CFD Solver Development
MATLAB Lid-Driven Cavity Study
A reproducible 72-case CFD study for the two-dimensional incompressible lid-driven cavity, developed to compare numerical schemes, pressure solvers, mesh resolution, runtime, and benchmark agreement.
Problem
The lid-driven cavity is a compact but demanding benchmark for incompressible-flow solvers. It tests pressure–velocity coupling, wall boundary conditions, vortex formation, numerical diffusion, mesh sensitivity, convergence behaviour, and validation against established reference data.
My contribution
- Developed loop-based and vectorized MATLAB implementations.
- Automated a full parameter study across mesh resolution, Reynolds number, convection scheme, and pressure solver.
- Implemented residual tracking, structured result export, plotting, and benchmark validation.
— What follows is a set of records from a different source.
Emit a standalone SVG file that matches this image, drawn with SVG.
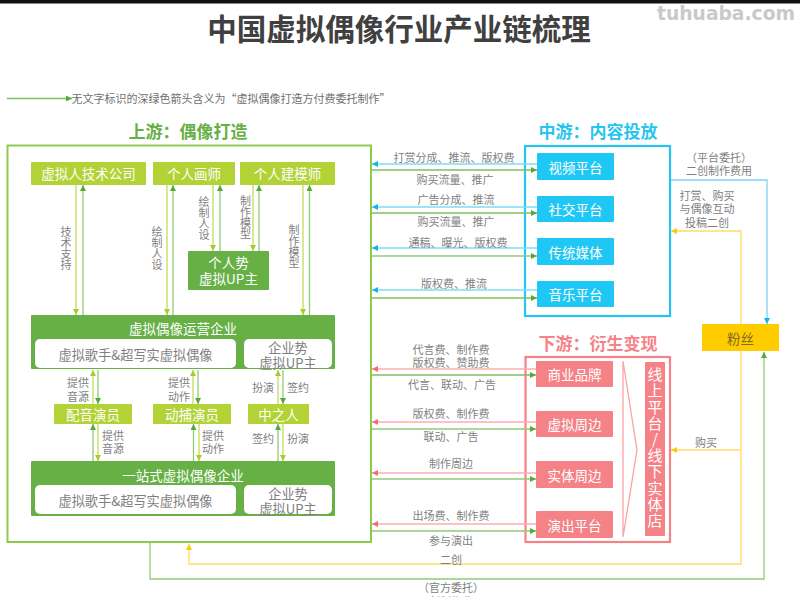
<svg xmlns="http://www.w3.org/2000/svg" width="800" height="597" viewBox="0 0 800 597">
<style>
text{font-family:"Noto Sans CJK SC","Liberation Sans",sans-serif;text-anchor:middle;dominant-baseline:central}
.l{font-size:11px;fill:#7f7f7f}
.v{font-size:11px;fill:#7f7f7f;writing-mode:vertical-rl;text-orientation:upright}
.n{font-size:13.500px;fill:#fff}
.d{font-size:13.200px;fill:#7f7f7f}
.h{font-size:17px;font-weight:700}
.lime{fill:#b2d235}.grn{fill:#66b045}.blu{fill:#1fc8f4}.red{fill:#f58287}
.f{fill:none;stroke-width:1.3}
.s1{stroke:#c3de5a}.s2{stroke:#8fcb78}.s3{stroke:#7fdcf8}.s4{stroke:#fbaeb1}.s5{stroke:#ffdc66}
.s6{stroke:#7cc05c}.s7{stroke:#7fd0f5}
</style>
<defs>
<marker id="al" markerWidth="7" markerHeight="7" refX="6" refY="3" orient="auto" markerUnits="userSpaceOnUse"><path d="M0 0L6 3L0 6Z" fill="#a8cc2c"/></marker>
<marker id="ag" markerWidth="7" markerHeight="7" refX="6" refY="3" orient="auto" markerUnits="userSpaceOnUse"><path d="M0 0L6 3L0 6Z" fill="#55a83a"/></marker>
<marker id="ab" markerWidth="7" markerHeight="7" refX="6" refY="3" orient="auto" markerUnits="userSpaceOnUse"><path d="M0 0L6 3L0 6Z" fill="#12b5ea"/></marker>
<marker id="ar" markerWidth="7" markerHeight="7" refX="6" refY="3" orient="auto" markerUnits="userSpaceOnUse"><path d="M0 0L6 3L0 6Z" fill="#f26d75"/></marker>
<marker id="ay" markerWidth="7" markerHeight="7" refX="6" refY="3" orient="auto" markerUnits="userSpaceOnUse"><path d="M0 0L6 3L0 6Z" fill="#ffc800"/></marker>
</defs>
<rect x="0" y="0" width="800" height="597" fill="#fff"/>
<rect x="0" y="0" width="800" height="3.500" fill="#111"/>
<text x="399" y="27" font-size="29.500" font-weight="700" fill="#404040">中国虚拟偶像行业产业链梳理</text>
<text x="726" y="13.500" style="font-family:'DejaVu Sans',sans-serif" font-size="18.700" font-weight="700" fill="#c9c9c9">tuhuaba.com</text>
<g id="legend">
<line x1="7" y1="98.500" x2="72" y2="98.500" class="f s6" marker-end="url(#ag)"/>
<text x="231" y="98" font-size="11" fill="#6f6f6f">无文字标识的深绿色箭头含义为“虚拟偶像打造方付费委托制作”</text>
</g>
<text class="h" x="188" y="130.500" fill="#66b045">上游：偶像打造</text>
<text class="h" x="598" y="130.500" fill="#25c5f0">中游：内容投放</text>
<text class="h" x="598" y="342" fill="#f58287">下游：衍生变现</text>
<g id="upstream"><rect x="7.500" y="145.500" width="363.500" height="396.500" fill="none" stroke="#8fcb4a" stroke-width="2"/></g>
<g id="midstream"><rect x="525" y="146" width="145" height="170" fill="none" stroke="#25c5f0" stroke-width="2.200"/></g>
<g id="downstream"><rect x="525.500" y="357" width="144.500" height="185" fill="none" stroke="#f58287" stroke-width="2.200"/></g>
<g id="connectors">
<path class="f s1" d="M76 185V315" marker-end="url(#al)"/><path class="f s2" d="M83 315V185" marker-end="url(#ag)"/>
<path class="f s1" d="M167 185V315" marker-end="url(#al)"/><path class="f s2" d="M173 315V185" marker-end="url(#ag)"/>
<path class="f s1" d="M213 185V251" marker-end="url(#al)"/><path class="f s2" d="M220 251V185" marker-end="url(#ag)"/>
<path class="f s1" d="M253 185V251" marker-end="url(#al)"/><path class="f s2" d="M259 251V185" marker-end="url(#ag)"/>
<path class="f s1" d="M303 185V315" marker-end="url(#al)"/><path class="f s2" d="M309.500 315V185" marker-end="url(#ag)"/>
<path class="f s1" d="M93 404V370" marker-end="url(#al)"/><path class="f s2" d="M98 370V404" marker-end="url(#ag)"/>
<path class="f s1" d="M193 404V370" marker-end="url(#al)"/><path class="f s2" d="M198 370V404" marker-end="url(#ag)"/>
<path class="f s1" d="M278 404V370" marker-end="url(#al)"/><path class="f s2" d="M283 370V404" marker-end="url(#ag)"/>
<path class="f s2" d="M93 461V424" marker-end="url(#ag)"/><path class="f s1" d="M98 424V461" marker-end="url(#al)"/>
<path class="f s2" d="M193.500 461V424" marker-end="url(#ag)"/><path class="f s1" d="M199 424V461" marker-end="url(#al)"/>
<path class="f s2" d="M278 461V424" marker-end="url(#ag)"/><path class="f s1" d="M283 424V461" marker-end="url(#al)"/>
<path class="f s3" d="M537 164H372" marker-end="url(#ab)"/><path class="f s6" d="M372 170H537" marker-end="url(#ag)"/>
<path class="f s3" d="M537 207H372" marker-end="url(#ab)"/><path class="f s6" d="M372 213H537" marker-end="url(#ag)"/>
<path class="f s3" d="M537 248H372" marker-end="url(#ab)"/><path class="f s2" d="M372 256H537" marker-end="url(#ag)"/>
<path class="f s3" d="M537 290H372" marker-end="url(#ab)"/><path class="f s6" d="M372 298H537" marker-end="url(#ag)"/>
<path class="f s4" d="M536 369H372" marker-end="url(#ar)"/><path class="f s6" d="M372 375H536" marker-end="url(#ag)"/>
<path class="f s4" d="M536 422H372" marker-end="url(#ar)"/><path class="f s2" d="M372 429H536" marker-end="url(#ag)"/>
<path class="f s4" d="M536 473H372" marker-end="url(#ar)"/><path class="f s2" d="M372 479H536" marker-end="url(#ag)"/>
<path class="f s4" d="M536 524H372" marker-end="url(#ar)"/><path class="f s2" d="M372 531H536" marker-end="url(#ag)"/>
<path class="f s7" d="M671 180H767V324" marker-end="url(#ab)"/>
<path class="f s5" d="M741 324V231H671" marker-end="url(#ay)"/>
<path class="f s5" d="M741 351V564H189V544" marker-end="url(#ay)"/>
<path class="f s5" d="M741 450H671" marker-end="url(#ay)"/>
<path class="f s2" d="M150 543V579H764V352" marker-end="url(#ag)"/>
</g>
<g id="n-tech"><rect class="lime" x="31" y="162" width="115" height="23" rx="1"/><text class="n" x="88.500" y="173">虚拟人技术公司</text></g>
<g id="n-painter"><rect class="lime" x="153" y="162" width="82" height="23" rx="1"/><text class="n" x="194" y="173">个人画师</text></g>
<g id="n-modeler"><rect class="lime" x="240" y="162" width="95" height="23" rx="1"/><text class="n" x="287.500" y="173">个人建模师</text></g>
<g id="n-personal"><rect class="grn" x="188" y="251" width="81" height="39" rx="1"/><text class="n"><tspan x="228.500" y="262">个人势</tspan><tspan x="228.500" y="278">虚拟UP主</tspan></text></g>
<g id="n-operator"><rect class="grn" x="31" y="315" width="304" height="54" rx="1"/><text class="n" x="183" y="328">虚拟偶像运营企业</text>
<rect x="35" y="339" width="201" height="29" rx="5" fill="#fff"/><text class="d" x="135.500" y="354">虚拟歌手&amp;超写实虚拟偶像</text>
<rect x="244" y="339" width="88" height="29" rx="5" fill="#fff"/><text class="d"><tspan x="288" y="347">企业势</tspan><tspan x="288" y="362">虚拟UP主</tspan></text></g>
<g id="n-voice"><rect class="lime" x="54" y="404" width="78" height="20" rx="1"/><text class="n" x="93" y="413.500">配音演员</text></g>
<g id="n-mocap"><rect class="lime" x="153" y="404" width="78" height="20" rx="1"/><text class="n" x="192" y="413.500">动捕演员</text></g>
<g id="n-zhongzhiren"><rect class="lime" x="248" y="404" width="61" height="20" rx="1"/><text class="n" x="278.500" y="413.500">中之人</text></g>
<g id="n-onestop"><rect class="grn" x="31" y="461" width="304" height="55" rx="1"/><text class="n" x="183" y="474.500">一站式虚拟偶像企业</text>
<rect x="35" y="485" width="201" height="29" rx="5" fill="#fff"/><text class="d" x="135.500" y="500">虚拟歌手&amp;超写实虚拟偶像</text>
<rect x="244" y="485" width="88" height="29" rx="5" fill="#fff"/><text class="d"><tspan x="288" y="493">企业势</tspan><tspan x="288" y="508">虚拟UP主</tspan></text></g>
<g id="n-video"><rect class="blu" x="537" y="153" width="77" height="27" rx="1"/><text class="n" x="575.500" y="166.500">视频平台</text></g>
<g id="n-social"><rect class="blu" x="537" y="196" width="77" height="26" rx="1"/><text class="n" x="575.500" y="209">社交平台</text></g>
<g id="n-media"><rect class="blu" x="537" y="238" width="77" height="27" rx="1"/><text class="n" x="575.500" y="251.500">传统媒体</text></g>
<g id="n-music"><rect class="blu" x="537" y="281" width="77" height="26" rx="1"/><text class="n" x="575.500" y="294">音乐平台</text></g>
<g id="n-brand"><rect class="red" x="536" y="361" width="77" height="26" rx="1"/><text class="n" x="574.500" y="374">商业品牌</text></g>
<g id="n-virtual"><rect class="red" x="536" y="411" width="77" height="26" rx="1"/><text class="n" x="574.500" y="424">虚拟周边</text></g>
<g id="n-physical"><rect class="red" x="536" y="461" width="77" height="27" rx="1"/><text class="n" x="574.500" y="474.500">实体周边</text></g>
<g id="n-show"><rect class="red" x="536" y="511" width="77" height="27" rx="1"/><text class="n" x="574.500" y="524.500">演出平台</text></g>
<g id="n-chevron"><path d="M623 361L637 450L623 537Z" fill="none" stroke="#f9a3a7" stroke-width="1.300"/></g>
<g id="n-channel"><rect class="red" x="645" y="362" width="20" height="174" rx="1"/>
<text x="655" y="448" font-size="15" fill="#fff" style="writing-mode:vertical-rl;text-orientation:upright;letter-spacing:1.200px">线上平台/线下实体店</text></g>
<g id="n-fans"><rect x="702" y="324" width="77" height="27" fill="#ffcc00"/><text x="740.500" y="337.500" font-size="13.500" fill="#7f6a20">粉丝</text></g>
<g id="labels">
<text class="v" x="66" y="248.500">技术支持</text>
<text class="v" x="157" y="248.500">绘制人设</text>
<text class="v" x="204" y="218">绘制人设</text>
<text class="v" x="245.500" y="217.500">制作模型</text>
<text class="v" x="294" y="246.500">制作模型</text>
<text class="l"><tspan x="78" y="382">提供</tspan><tspan x="78" y="396">音源</tspan></text>
<text class="l"><tspan x="179" y="382">提供</tspan><tspan x="179" y="396">动作</tspan></text>
<text class="l" x="263" y="387">扮演</text><text class="l" x="298" y="387">签约</text>
<text class="l"><tspan x="113" y="435">提供</tspan><tspan x="113" y="448">音源</tspan></text>
<text class="l"><tspan x="213" y="435">提供</tspan><tspan x="213" y="448">动作</tspan></text>
<text class="l" x="263" y="438">签约</text><text class="l" x="298" y="438">扮演</text>
<text class="l" x="454" y="157">打赏分成、推流、版权费</text><text class="l" x="455" y="179">购买流量、推广</text>
<text class="l" x="456" y="199">广告分成、推流</text><text class="l" x="456" y="221">购买流量、推广</text>
<text class="l" x="458" y="241.500">通稿、曝光、版权费</text><text class="l" x="454" y="283">版权费、推流</text>
<text class="l"><tspan x="451" y="349">代言费、制作费</tspan><tspan x="451" y="362">版权费、赞助费</tspan></text><text class="l" x="452" y="384">代言、联动、广告</text>
<text class="l" x="451" y="413">版权费、制作费</text><text class="l" x="451" y="436">联动、广告</text><text class="l" x="451" y="463">制作周边</text>
<text class="l" x="451" y="515">出场费、制作费</text><text class="l" x="451" y="540">参与演出</text><text class="l" x="451" y="559">二创</text>
<text class="l"><tspan x="451" y="587">（官方委托）</tspan><tspan x="451" y="600.500">二创制作费用</tspan></text>
<text class="l"><tspan x="719" y="157">（平台委托）</tspan><tspan x="719" y="170">二创制作费用</tspan></text>
<text class="l"><tspan x="707" y="195">打赏、购买</tspan><tspan x="707" y="208">与偶像互动</tspan><tspan x="707" y="222">投稿二创</tspan></text>
<text class="l" x="706" y="442">购买</text>
</g>
</svg>
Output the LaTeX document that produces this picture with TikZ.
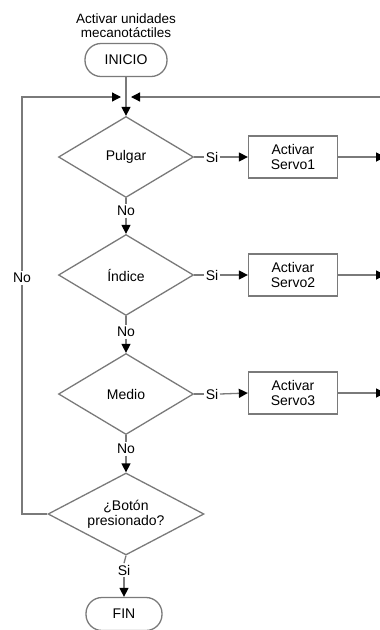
\documentclass[tikz,border=0pt]{standalone}
\usepackage{fontspec}
\setmainfont{Liberation Sans}
\usetikzlibrary{shapes.geometric,arrows.meta}
\definecolor{edge}{HTML}{7A7A7A}
\tikzset{
  txt/.style={font=\fontsize{14}{15}\selectfont, text=black},
  terminal/.style={txt, draw=edge, line width=1.3pt, rounded corners=16pt,
    minimum height=33pt, inner sep=0pt},
  decision/.style={txt, draw=edge, line width=1.3pt, diamond, aspect=1.7,
    inner sep=0pt, align=center},
  process/.style={txt, draw=edge, line width=1.3pt, minimum width=89pt,
    minimum height=42pt, inner sep=0pt, align=center},
  lbl/.style={txt, inner sep=1.5pt, fill=white},
  wire/.style={draw=edge, line width=1.3pt},
  arr/.style={wire, -{Triangle[length=9pt,width=9pt,fill=black,color=black]}},
}
\begin{document}
\begin{tikzpicture}[x=1pt,y=-1pt]
\useasboundingbox (0,0) rectangle (380,630);

% start and title
\node[txt, align=center, inner sep=0pt, font=\fontsize{13.5}{14}\selectfont] (title) at (126,26) {Activar unidades\\mecanotáctiles};
\node[terminal, minimum width=82pt] (inicio) at (126,60) {INICIO};

% decisions
\node[decision, minimum width=135pt, minimum height=81pt] (pulgar) at (126,157) {Pulgar};
\node[decision, minimum width=135pt, minimum height=81pt] (indice) at (126,275) {Índice};
\node[decision, minimum width=135pt, minimum height=81pt] (medio) at (126,394) {Medio};
\node[decision, minimum width=156pt, minimum height=82pt] (boton) at (126,514) {¿Botón\\presionado?};
\node[terminal, minimum width=76pt] (fin) at (124,614) {FIN};

% servo actions
\node[process] (s1) at (293,157) {Activar\\Servo1};
\node[process] (s2) at (293,275) {Activar\\Servo2};
\node[process] (s3) at (293,393) {Activar\\Servo3};

% loop junction and loop corners
\coordinate (j) at (126,97);
\coordinate (jl) at (121,97);
\coordinate (jr) at (131,97);
\coordinate (rtop) at (384,97);

% main flow
\draw[wire] (inicio.south) -- (j);
\draw[arr] (j) -- (pulgar.north);

\node[lbl] (no1) at (126,211) {No};
\draw[wire] (pulgar.south) -- (no1.north);
\draw[arr] (no1.south) -- (indice.north);

\node[lbl] (no2) at (126,332) {No};
\draw[wire] (indice.south) -- (no2.north);
\draw[arr] (no2.south) -- (medio.north);

\node[lbl] (no3) at (126,449) {No};
\draw[wire] (medio.south) -- (no3.north);
\draw[arr] (no3.south) -- (boton.north);

\node[lbl] (si4) at (124,570) {Si};
\draw[wire] (boton.south) -- (si4.north);
\draw[arr] (si4.south) -- (fin.north);

% yes branches
\foreach \d/\s in {pulgar/s1, indice/s2, medio/s3}{
  \node[lbl, anchor=west] (si-\d) at ([xshift=10pt]\d.east) {Si};
  \draw[wire] (\d.east) -- (si-\d.west);
  \draw[arr] (si-\d.east) -- (\s.west);
  \draw[arr] (\s.east) -- ++(47,0);
}

% return loop from the button decision
\node[lbl] (noloop) at (22,278) {No};
\draw[wire] (boton.west) -| (noloop.south);
\draw[arr] (noloop.north) |- (jl);
\draw[arr] (rtop) -- (jr);
\end{tikzpicture}
\end{document}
- Documented both successful and limited cases rather than presenting only favourable results.
Methodology
Flow model
Two-dimensional, incompressible Navier–Stokes equations with a moving top wall.
Pressure coupling
SIMPLE-style pressure correction on a structured Cartesian collocated grid.
Study matrix
N = 32, 64, 128; Re = 100, 400, 1000; upwind/central; RBGS/RBSOR; loop/vectorized.
Representative results
Results and interpretation
- The full study executed 72 simulations and retained the complete result set for comparison.
- 44 cases passed the selected Ghia validation thresholds.
- RBSOR reduced pressure-solver cost compared with RBGS in the tested cases.
- Central differencing improved benchmark agreement when the mesh was sufficiently resolved.
- Upwind differencing was more robust but introduced more numerical diffusion, especially on coarse meshes.
Limitations
The solver prioritises transparency and comparison over industrial-scale performance. It uses a collocated formulation without Rhie–Chow interpolation, has no turbulence model or multigrid pressure solver, and high-Reynolds-number cases remain sensitive to mesh resolution and convergence settings.